Jonathan Metliss, a member of Kick it Out, who has been a leading campaigner against antisemitism in UK soccer, had this reaction to the FA’s statement.

“This statement from the FA is long overdue, but nonetheless very welcome. It will be interesting to see how this is implemented, and what follows next.

“The football authorities, wherever they are, must do their absolute maximum to confront and defeat antisemitism in UK football which unfortunately is still strongly in evidence “

We agree. This shouldn’t be controversial. It’s a simple equation – football fans chant a derogatory term, the authorities highlight the abuse, and fans begin to change their ways. Clearly those clubs with the highest concentrations of Jewish fans would be the first to jump behind the decision, sick of suffering years of abuse at the hands of rivals.

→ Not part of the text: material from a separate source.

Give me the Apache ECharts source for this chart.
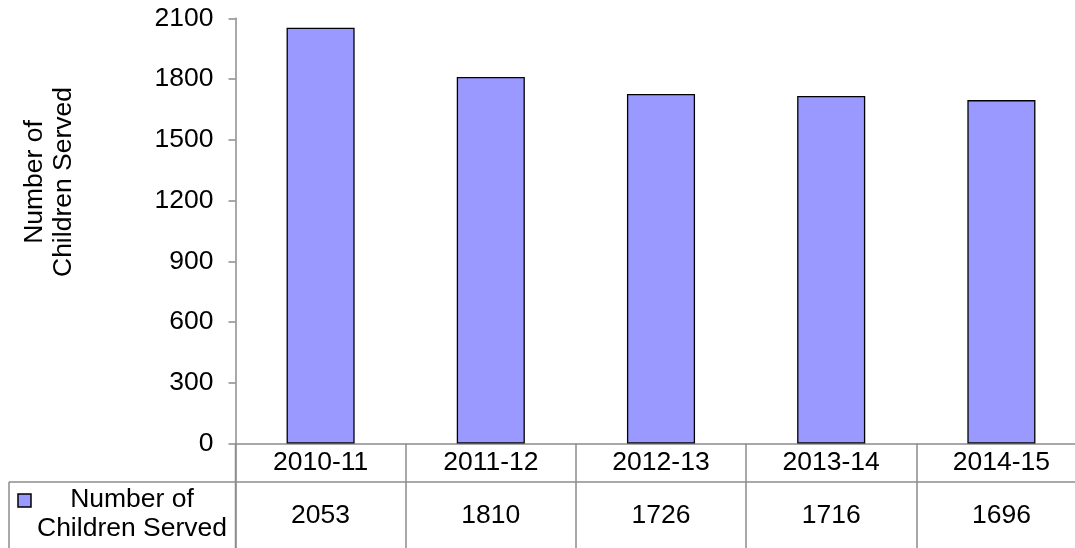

Football grounds can be a great celebration of human nature; passion, camaraderie and a sense of being part of something bigger than yourself. But they are also the places to witness the ugly side of the mob mentality; abusing perfect strangers is normal and people behave in ways they would never dream of doing in their suit and tie at work or in the company of friends.

Football grounds are also the places where antisemitism, sometimes on a grand scale, still appears to be accepted; whether it’s hissing noises aping Nazi gas chambers or comments about foreskins. Minority elements of several clubs are guilty of such behaviour, and it’s often directed at the “Yid Army”.

It is suggested in some quarters that Tottenham fans use the Y-word in a positive way. It’s a term of warmth regarding the high level of Jewish identity with the club. By stopping the use of the word the culture of the club is being attacked; part of Spurs’ identity is lost and, more seriously, ignoring the much more important task of tackling the vitriol spouted by other fans towards Tottenham. “Banning the use of a word that might – or might not – be antisemitic is not going to reduce antismitism” someone posted on the Board’s Facebook page in response to our support of the FA’s move last week. I beg to differ.

Let me be clear. This is not a case of me blaming the victims as if somehow Tottenham fans have it coming to them for calling themselves the “Yid Army”. Absolutely not. But I think people have missed the point.

By Tottenham fans using the Y-word, they are legitimising references to Jews in football when, frankly, religion, ethnicity or colour should have no place in sport. Even if they are using the term endearingly, it still has no place in a football stadium. And by using it they encourage other fans to respond, often in highly unpleasant ways.

But let’s forget opposition supporters. At the core of the argument is the fact that Tottenham fans chanting “Yid Army”, even as a term of endearment, is offensive. And the salient point is this: Would we be having this debate, if a club chanted the “N-word” or “P-word” repeatedly during matches?

This is no different. If I was called the Y-word anywhere outside the bubble of the football ground, I’d be appalled; I’d call the police. There is no difference between these abuses taking place outside and inside a football ground and no difference between the N-word and the Y-word.

The FA’s stance is timely and welcome. The sooner people wake up to the Y-word being racist abuse rather than something acceptable, the sooner it will be stamped out. And that begins with Jewish fans stamping out the ugliness from the “Glory Game”.